Some woman named Wendy in Minnesota is using her credit card to put digital gift cards on my #microsoft account. The gift cards appear to be legit -- I now have a $160 in #xbox credit.
Is this a #scam? #fraud? Have I been #hacked?
Whatever it is, I don't think she's doing it right.
and no, there's no obvious way to report this to Microsoft. And I desperately need to, because it appears for all intents and purposes that I have defrauded Wendy.
help?
update 6: WOW THAT WAS SOME CRAZY GASLIGHTY NOTMYJOB tech support from microsoft.
Yuck, but sounds so typical of every large corporation ever.
I've got an old Gmail account that a number of folks have mistakenly or lazily used for signing up for things.
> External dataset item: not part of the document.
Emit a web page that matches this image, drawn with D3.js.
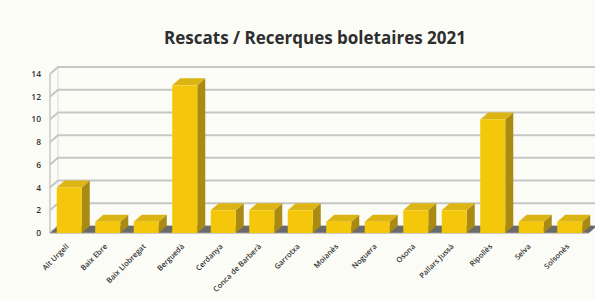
<!DOCTYPE html>
<html><head><meta charset="utf-8">
<script src="https://cdn.jsdelivr.net/npm/d3@7"></script>
<style>html,body{margin:0;padding:0;background:#fcfcf7;}svg{display:block;}</style>
</head><body>
<script>
const categories = ["Alt Urgell","Baix Ebre","Baix Llobregat","Berguedà","Cerdanya","Conca de Barberà","Garrotxa","Moianès","Noguera","Osona","Pallars Jussà","Ripollès","Selva","Solsonès"];
const values = [4,1,1,13,2,2,2,1,1,2,2,10,1,1];
const yTicks = [0,2,4,6,8,10,12,14];
const title = "Rescats / Recerques boletaires 2021";

const W = 595, H = 299;
const dx = 8, dy = -7;
const svg = d3.select("body").append("svg").attr("width", W).attr("height", H);
svg.append("rect").attr("width", W).attr("height", H).attr("fill", "#fcfcf7");

const x = d3.scaleBand().domain(categories).range([50, 589]).paddingInner(0.35).paddingOuter(0.175);
const y = d3.scaleLinear().domain([0, 14]).range([233, 74]);

svg.append("text").attr("x", 315).attr("y", 44).attr("text-anchor", "middle")
  .attr("font-family", "Open Sans, sans-serif").attr("font-weight", "bold").attr("font-size", 17)
  .attr("fill", "#2e2e2e").text(title);

// side wall vertical line
svg.append("line").attr("x1", 50).attr("x2", 50).attr("y1", y(14)).attr("y2", y(0))
  .attr("stroke", "#c8c8c8").attr("stroke-width", 1.5);
svg.append("line").attr("x1", 50 + dx).attr("x2", 50 + dx).attr("y1", y(14) + dy).attr("y2", y(0) + dy)
  .attr("stroke", "#d8d8d8").attr("stroke-width", 1);

// grid lines (back wall + side wall diagonal)
const g = svg.append("g");
yTicks.forEach(v => {
  g.append("path")
    .attr("d", `M50,${y(v)} L${50 + dx},${y(v) + dy} L${W},${y(v) + dy}`)
    .attr("fill", "none").attr("stroke", "#c6c6c6").attr("stroke-width", 2);
});

// y-axis labels
svg.selectAll("text.yl").data(yTicks).join("text").attr("class", "yl")
  .attr("x", 41).attr("y", d => y(d) + 3).attr("text-anchor", "end")
  .attr("font-family", "Open Sans, sans-serif").attr("font-weight", "600").attr("font-size", 8.5).attr("fill", "#333")
  .text(d => d);

// floor
svg.append("path")
  .attr("d", `M50,${y(0)} L589,${y(0)} L${589 + dx},${y(0) + dy} L${50 + dx},${y(0) + dy} Z`)
  .attr("fill", "#6a6a6a");
svg.append("line").attr("x1", 50).attr("x2", 589).attr("y1", y(0)).attr("y2", y(0))
  .attr("stroke", "#9a9a9a").attr("stroke-width", 1);

// bars
const bw = x.bandwidth();
const bars = svg.selectAll("g.bar").data(categories.map((c, i) => ({c, v: values[i]}))).join("g").attr("class", "bar");
bars.append("path") // side
  .attr("d", d => { const x1 = x(d.c) + bw, yt = y(d.v), yb = y(0);
    return `M${x1},${yt} L${x1 + dx},${yt + dy} L${x1 + dx},${yb + dy} L${x1},${yb} Z`; })
  .attr("fill", "#a98b14");
bars.append("path") // top
  .attr("d", d => { const x0 = x(d.c), yt = y(d.v);
    return `M${x0},${yt} L${x0 + bw},${yt} L${x0 + bw + dx},${yt + dy} L${x0 + dx},${yt + dy} Z`; })
  .attr("fill", "#dcb414");
bars.append("rect") // front
  .attr("x", d => x(d.c)).attr("y", d => y(d.v)).attr("width", bw).attr("height", d => y(0) - y(d.v))
  .attr("fill", "#f5c70a");

// x labels
svg.selectAll("text.xl").data(categories).join("text").attr("class", "xl")
  .attr("transform", d => `translate(${x(d) + bw / 2},${y(0) + 14}) rotate(-45)`)
  .attr("text-anchor", "end")
  .attr("font-family", "Open Sans, sans-serif").attr("font-weight", "600").attr("font-size", 7.5).attr("fill", "#333")
  .text(d => d);
</script>
</body></html>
I'm often on alert for someone to try to scam me that way.
Online scams
@DrTCombs
Not saying that's what you're seeing.
I've also heard of the scam where someone sends you money (via PayPal/venmo, etc.) on a stolen card, and then sends a message saying it was their mistake, and asking to have the same amount sent back in a new transaction.
The stolen card transactions get cancelled, the mistaken money disappears. If the (second) victim sent a new transaction, then the payment service won't cancel the second transaction as it wasn't "fraudulent".
update 7: #microsoft DGAF if people are using stolen credit cards to make purchases using other people's accounts without actually signing into those accounts.